A review by malitia
The Accursed by Joyce Carol Oates

4.0

Della pressoché sterminata produzione di Joyce Carol Oates è stata tradotta, in Italia, una parte infinitesimale. Il quinto libro della cosiddetta Gothic Saga, ad esempio, è stato pubblicato senza che vedessimo traccia dei precedenti quattro: Bellefleur (1980), A Bloodsmoor Romance (1982), Mysteries of Winterthurn (1984) e My Heart Laid Bare (1998). Il danno non è ingente, dato che si tratta di romanzi autoconclusivi, ma dà prova della parzialità delle informazioni letterarie che abbiamo su questa autrice – fatta eccezione, ovviamente, per chi la legge in Lingua.
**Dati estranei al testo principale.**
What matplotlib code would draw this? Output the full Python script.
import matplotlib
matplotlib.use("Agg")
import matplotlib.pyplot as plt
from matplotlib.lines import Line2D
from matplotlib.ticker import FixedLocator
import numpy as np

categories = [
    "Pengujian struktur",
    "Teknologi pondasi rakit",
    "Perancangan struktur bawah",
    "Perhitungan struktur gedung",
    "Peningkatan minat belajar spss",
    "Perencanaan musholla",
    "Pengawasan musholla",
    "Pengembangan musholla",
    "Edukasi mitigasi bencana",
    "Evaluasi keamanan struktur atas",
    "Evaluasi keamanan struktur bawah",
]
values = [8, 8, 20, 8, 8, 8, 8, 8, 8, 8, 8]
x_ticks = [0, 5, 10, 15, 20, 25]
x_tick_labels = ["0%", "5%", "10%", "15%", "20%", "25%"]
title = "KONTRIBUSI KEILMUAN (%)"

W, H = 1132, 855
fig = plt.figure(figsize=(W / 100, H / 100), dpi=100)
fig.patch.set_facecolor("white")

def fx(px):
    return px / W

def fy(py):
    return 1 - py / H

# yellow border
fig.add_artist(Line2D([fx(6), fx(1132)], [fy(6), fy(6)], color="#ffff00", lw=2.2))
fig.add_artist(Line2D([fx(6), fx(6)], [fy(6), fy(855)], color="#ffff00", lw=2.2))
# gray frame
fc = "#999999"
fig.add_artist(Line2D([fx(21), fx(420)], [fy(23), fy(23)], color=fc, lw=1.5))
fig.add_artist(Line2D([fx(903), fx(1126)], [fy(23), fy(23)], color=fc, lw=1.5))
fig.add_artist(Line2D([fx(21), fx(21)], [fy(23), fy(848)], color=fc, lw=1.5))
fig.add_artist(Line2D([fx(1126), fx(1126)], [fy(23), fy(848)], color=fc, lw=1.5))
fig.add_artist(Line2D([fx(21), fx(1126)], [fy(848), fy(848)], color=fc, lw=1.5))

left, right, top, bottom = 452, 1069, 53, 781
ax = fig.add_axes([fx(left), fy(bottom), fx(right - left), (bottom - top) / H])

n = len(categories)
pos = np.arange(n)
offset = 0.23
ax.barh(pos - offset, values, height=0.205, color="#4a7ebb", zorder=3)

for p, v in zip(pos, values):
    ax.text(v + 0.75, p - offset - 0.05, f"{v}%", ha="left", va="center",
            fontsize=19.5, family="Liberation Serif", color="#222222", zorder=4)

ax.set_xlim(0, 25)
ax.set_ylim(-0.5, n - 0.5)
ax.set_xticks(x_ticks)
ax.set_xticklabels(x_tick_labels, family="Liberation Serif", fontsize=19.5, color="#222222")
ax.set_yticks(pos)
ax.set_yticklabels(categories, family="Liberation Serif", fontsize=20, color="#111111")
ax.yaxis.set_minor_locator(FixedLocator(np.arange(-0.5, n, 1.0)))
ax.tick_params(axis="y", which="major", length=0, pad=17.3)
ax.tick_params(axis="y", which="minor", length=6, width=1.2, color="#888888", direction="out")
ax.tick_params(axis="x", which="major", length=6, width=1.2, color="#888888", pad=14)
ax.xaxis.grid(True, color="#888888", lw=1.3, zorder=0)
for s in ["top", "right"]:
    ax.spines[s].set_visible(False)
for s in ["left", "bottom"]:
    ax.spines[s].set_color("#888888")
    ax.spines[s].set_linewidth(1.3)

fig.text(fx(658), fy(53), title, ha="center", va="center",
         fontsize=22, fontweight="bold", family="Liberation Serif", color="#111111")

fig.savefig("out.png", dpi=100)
Il maledetto non dispone, quindi, di pietre di paragone con altri romanzi dello stesso genere scritti dalla Oates – non nella mia esperienza di lettura, almeno, ma sono quasi sicura che non siano stati pubblicati in Italia altri suoi libri simili a questo. E quindi ci avviamo dentro a un campo quasi del tutto sconosciuto: Joyce Carol Oates che indaga il soprannaturale, in verità, non l'avevamo mai vista. Il risultato è un romanzo che conserva moltissime delle caratteristiche tipiche di questa scrittrice: già la finzione narrativa parte da una presunta verità storica e il libro è disseminato di personaggi realmente esistiti, alcuni dei quali svolgono la funzione di protagonisti.

Imponente il lavoro di ricerca che si nota alle spalle di questo tomo di 600 pagine, e che riesce a rendere in maniera fedele le atmosfere e il modo di vivere di una cittadina americana del primo Novecento. L'azione è svolta a Princeton – dove l'autrice vive e insegna – e racconta di una Maledizione che sembra essersi scagliata contro la comunità: ragazze di buona famiglia che fuggono con misteriori sconosciuti, apparizioni di fantasmi, omicidi senza spiegazione.
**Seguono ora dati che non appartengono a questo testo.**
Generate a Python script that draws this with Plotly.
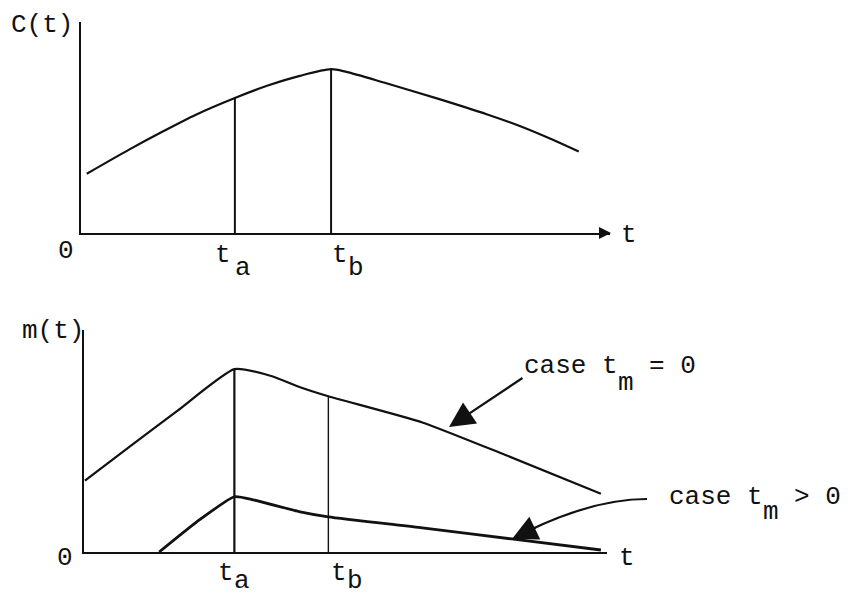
import plotly.graph_objects as go

W, H = 848, 596

# Characteristic times on the t axis
T_A = 3.2
T_B = 5.2

# Upper panel: C(t)
c_t = [0.12, 1.0, 1.7, 2.4, 3.2, 3.9, 4.55, 5.2, 5.5, 6.35, 7.4, 8.45, 9.15, 9.8, 10.35]
c_val = [2.95, 4.15, 5.05, 5.9, 6.72, 7.35, 7.82, 8.15, 8.03, 7.45, 6.7, 5.9, 5.3, 4.65, 4.05]

# Lower panel: m(t), case t_m = 0
m0_t = [0.02, 1.0, 2.0, 3.2, 4.0, 4.6, 5.2, 7.2, 9.0, 11.0]
m0_val = [3.55, 5.3, 7.05, 9.1, 8.75, 8.2, 7.75, 6.45, 4.8, 2.9]

# Lower panel: m(t), case t_m > 0
m1_t = [1.6, 2.4, 3.2, 3.6, 4.6, 5.2, 7.2, 9.1, 11.0]
m1_val = [0.0, 1.5, 2.75, 2.6, 2.0, 1.75, 1.2, 0.65, 0.1]

INK = "#111111"
FONT = "Liberation Mono, Courier New, monospace"
FS = 26
CW = FS * 0.6  # monospace advance width


def px(x):
    return x / W


def py(y):
    return 1 - y / H


def value_at(ts, vs, t):
    return vs[ts.index(t)]


fig = go.Figure()

guide = dict(mode="lines", hoverinfo="skip", showlegend=False)

# C(t) curve and its guides at t_a, t_b
fig.add_trace(go.Scatter(x=c_t, y=c_val, xaxis="x", yaxis="y", mode="lines",
                         line=dict(color=INK, width=2.2, shape="spline", smoothing=0.8),
                         hoverinfo="skip", showlegend=False))
for t in (T_A, T_B):
    fig.add_trace(go.Scatter(x=[t, t], y=[0, value_at(c_t, c_val, t)], xaxis="x", yaxis="y",
                             line=dict(color=INK, width=2), **guide))

# m(t) curves and guides
fig.add_trace(go.Scatter(x=m0_t, y=m0_val, xaxis="x2", yaxis="y2", mode="lines",
                         line=dict(color=INK, width=2.2, shape="spline", smoothing=0.5),
                         hoverinfo="skip", showlegend=False))
fig.add_trace(go.Scatter(x=m1_t, y=m1_val, xaxis="x2", yaxis="y2", mode="lines",
                         line=dict(color=INK, width=2.8, shape="spline", smoothing=0.5),
                         hoverinfo="skip", showlegend=False))
fig.add_trace(go.Scatter(x=[T_A, T_A], y=[-0.15, value_at(m0_t, m0_val, T_A)], xaxis="x2", yaxis="y2",
                         line=dict(color=INK, width=2.2), **guide))
fig.add_trace(go.Scatter(x=[T_B, T_B], y=[0, value_at(m0_t, m0_val, T_B)], xaxis="x2", yaxis="y2",
                         line=dict(color=INK, width=1.4), **guide))

axis_common = dict(showgrid=False, zeroline=False, showticklabels=False, ticks="",
                   showline=True, linecolor=INK, linewidth=2, fixedrange=True)

annotations = []


def text(s, x, y, xref="paper", xshift=0, xanchor="center"):
    annotations.append(dict(text=s, x=x, y=py(y), xref=xref, yref="paper", xshift=xshift,
                            xanchor=xanchor, yanchor="middle", showarrow=False,
                            borderpad=0, borderwidth=0,
                            font=dict(family=FONT, size=FS, color=INK)))


# Upper panel labels
text("C(t)", px(42), 25)
text("0", 0, 251, xref="x", xshift=-15)
text("t", T_A, 255, xref="x", xshift=-4, xanchor="right")
text("a", T_A, 268, xref="x", xshift=0, xanchor="left")
text("t", T_B, 255, xref="x", xshift=1, xanchor="left")
text("b", T_B, 268, xref="x", xshift=1 + CW, xanchor="left")
text("t", px(629), 235)

# Lower panel labels
text("m(t)", px(53), 331)
text("0", 0, 558, xref="x2", xshift=-19)
text("t", T_A, 573, xref="x2", xshift=0, xanchor="right")
text("a", T_A, 580.5, xref="x2", xshift=0, xanchor="left")
text("t", T_B, 573, xref="x2", xshift=3, xanchor="left")
text("b", T_B, 580.5, xref="x2", xshift=3 + CW, xanchor="left")
text("t", px(627), 558)

# Case labels with lowered subscript m
text("case t", px(524), 366, xanchor="left")
text("m", px(524 + 6 * CW), 383, xanchor="left")
text("= 0", px(524 + 8 * CW), 366, xanchor="left")
text("case t", px(669), 497, xanchor="left")
text("m", px(669 + 6 * CW), 512, xanchor="left")
text("> 0", px(669 + 8 * CW), 497, xanchor="left")

# Pointer arrows
annotations.append(dict(text="", x=px(449), y=py(427), xref="paper", yref="paper",
                        ax=75, ay=-50, showarrow=True, arrowhead=2, arrowsize=2.3,
                        arrowwidth=2.2, arrowcolor=INK))
annotations.append(dict(text="", x=px(512), y=py(539), xref="paper", yref="paper",
                        ax=25, ay=-12, showarrow=True, arrowhead=2, arrowsize=2.3,
                        arrowwidth=2.2, arrowcolor=INK))
# Arrowhead at the end of the upper t axis
annotations.append(dict(text="", x=px(611), y=py(233), xref="paper", yref="paper",
                        ax=-12, ay=0, showarrow=True, arrowhead=2, arrowsize=1.2,
                        arrowwidth=2, arrowcolor=INK))

shapes = [dict(type="path", xref="paper", yref="paper",
               path=f"M {px(647)},{py(499)} Q {px(595)},{py(499)} {px(530)},{py(530)}",
               line=dict(color=INK, width=2.2))]

fig.update_layout(
    width=W, height=H,
    margin=dict(l=0, r=0, t=0, b=0),
    paper_bgcolor="white", plot_bgcolor="white",
    showlegend=False,
    xaxis=dict(domain=[px(81), px(610)], range=[0, 11], anchor="y", **axis_common),
    yaxis=dict(domain=[py(233), py(22)], range=[0, 10.5], anchor="x", **axis_common),
    xaxis2=dict(domain=[px(84), px(607)], range=[0, 11.13], anchor="y2", **axis_common),
    yaxis2=dict(domain=[py(552), py(330)], range=[0, 11.05], anchor="x2", **axis_common),
    annotations=annotations,
    shapes=shapes,
)

fig.write_html("out.html")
I punti di vista adottati sono molteplici ma tutti accattivanti, il libro scorre con pochi momenti di noia, caratterizzato dall' alternarsi di eventi realistici e fantastici – questi ultimi dotati di una grande potenza espressiva e da richiami ai maestri del genere. Memorabile il capitolo con la descrizione di un decadente castello orrorifico, dove trionfano personaggi grotteschi e spaventosi – nonostante si ricavi l'impressione che, di questi, non si parli abbastanza approfonditamente. Ma il motivo è semplice: il lato sovrannaturale, che resta sempre immerso in un clima onirico e che ha confini sfumati, viene affidato a una narrazione riportata da terzi. E il richiamo alla razionalità è presente nelle parole di chi collaziona queste vicende, uno storico che, ottant'anni dopo, ricostruisce minuziosamente gli eventi susseguitesi nei quattordici mesi tra il 1905 e il 1906. I suoi interventi all'interno del romanzo tendono spesso a chiarire verità ambivalenti, di cui i personaggi – voci narranti – non sono a conoscenza; ma anche a contestualizzare e a ribattere alle probabili critiche che i “colleghi storiografi” potrebbero muovergli. Già da subito il racconto è infatti presentato come una cronaca, e l'intenzione principale di chi la racconta è quella di riportare, nei minimi dettagli, fatti che erano stati da altri taciuti perché considerati frutto di farneticazioni. Diari personali, epistolari, confessioni scritte concorrono a formare il quadro documentario del lavoro di ricerca, e tingono di mistero e brivido le pagine del romanzo. Mai, in realtà, il lettore prova paura o terrore: la narrazione della Oates è quella sospesa tipica del primo genere fantastico – “Lo Strano caso del Dr Jeckyll e del Signor Hyde” – e le situazioni che vengono a costruirsi rimandano all'horror puro. Vari e differenziati i personaggi, tormentati, razionali, pusillanimi o temerari, forse troppi per il complesso di pagine e alcuni dei quali un po' abbandonati a se stessi – avrei preferito, ad esempio, una maggiore caratterizzazione di Wilhelmina, che rivela un potenziale inespresso.

Decisamente piacevole questo ultimo lavoro di Joyce Carol Oates, sebbene mi fossi aspettata qualcosa di diverso e sebbene si noti una certa differenza con gli altri romanzi dell'autrice – dove è innegabile ci sia maggiore pregnanza e incisività. Tuttavia la penna risulta essere l'autentica manifestazione del talento di Joyce Carol Oates: con una scrittura che oserei definire maschile, che non cede alle digressioni sentimentali ma che riporta analiticamente gli eventi in modo asciutto e oggettivo, la scrittrice americana riconferma il suo talento indiscutibile di narratrice.